Charge Anxiety, the fear that your electric car won’t charge up as quickly as you need it to may be one step further away if you’re a 2011 Nissan Leaf owner willing to throw caution to the wind and hack your $25,000 bundle of joy.
At least that’s the message coming from a select group of 2011 Nissan Leaf owners who feel that the included portable Level 1 Electric Vehicle Supply Equipment (EVSE to those in the know) that comes with the electric five seat family hatch isn’t quite up to the job.
In a move as predictable as the changing of the seasons, a group of hardcore EV enthusiasts have taken the standard 110V Level 1 ‘portable EVSE’ that ships with every Nissan Leaf and hacked it to support 220V Level 2 charging.
The Desire to be Free
2011 Nissan Leaf, Nashville, October 2010
In an ideal world, EV charging points would exist everywhere, from freeway rest stops through to the local grocery store. But while dedicated Level 2 and Level 3 charge stations are still being implemented, owners keen to take their Leafs outside of the urban jungle are stuck with a question. Where to charge?
While their Tesla-owning brethren have been enjoying the freedom to access reasonably fast charging wherever power presents itself courtesy of the $1500 Universal Mobile Connector, drivers of the 2011 Nissan Leaf and 2011 Chevrolet Volt have been forced to charge from domestic 110V outlets when a specialised charging station could not be found.
For the Leaf, that equates to little more than a few miles for every hour plugged in, and a total charge time expressed in double digits.
An Impatient, Yet Functional Solution
In a short few months, several firms are promising factory-built portable EVSE that can charge an electric car at level 2 up to 32 Amps.
For now though, the lack of portable Level 2 EVSE on the market prompted the investigation. Could a factory-built portable EVSE Level 1 unit be hacked to produce a portable Level 2 unit?
If initial tests are anything to go by the answer is a resounding yes. By adding appropriate ‘pigtail’ connectors to a modified EVSE, Leaf owners have the chance to charge up wherever they find a 110V or 240V outlet, regardless of the socket type presented.
Void Your Warranty, Screw Your Insurance
2011 Nissan Leaf
2011 Nissan Leaf
Let’s be completely frank. We knew it would only be a matter of time before someone somewhere hacked their factory-built EV.
But while we’re fans of the traditions of electric vehicle ownership where people tinkered in their workshops late into the night to produce some truly amazing and versatile converted electric cars, factory built EVs are a whole different matter.
Just like anyone who converts their Toyota Prius into a plug-in Prius there are inherent dangers to modifying an EVSE.
Not only is it possible to do harm to the EVSE unit, but an untested modification like this could even destroy all or part of your car. A single error in execution in such a modification could result in a very expensive paperweight.

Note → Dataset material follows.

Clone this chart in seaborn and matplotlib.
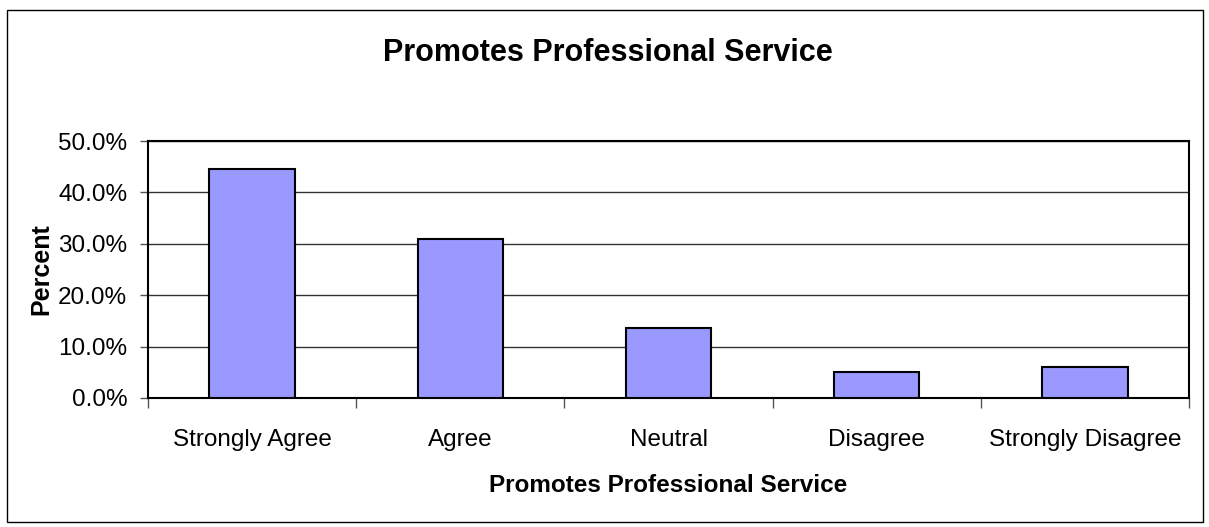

As a hobbyist, mistakes and errors are part of the fun of building an electric car. They’re an inevitable part of the process, something this author has learnt many times.
But while most do-it-yourself EV projects are reasonably simple to fix even without a warranty, the Nissan Leaf is a complex and expensive car to fix when things go wrong - especially if you just voided your warranty
If you want an EVSE you can take with you for your 2011 Nissan Leaf that costs a whole lot less than the ones predicted to come to market soon, or you just want to satisfy some nomadic instinct the modification is just for you.
But, and it is a big but, you risk voiding your car’s warranty, damaging your car and even perhaps yourself. We think waiting for a commercial unit would make more sense, unless you are an accomplished electric engineer or are willing to take the consequences if things go wrong.
Modifying your EVSE? It seems to work and it's cheap. But don't expect Nissan to help you if things go wrong. Consider yourself duly warned.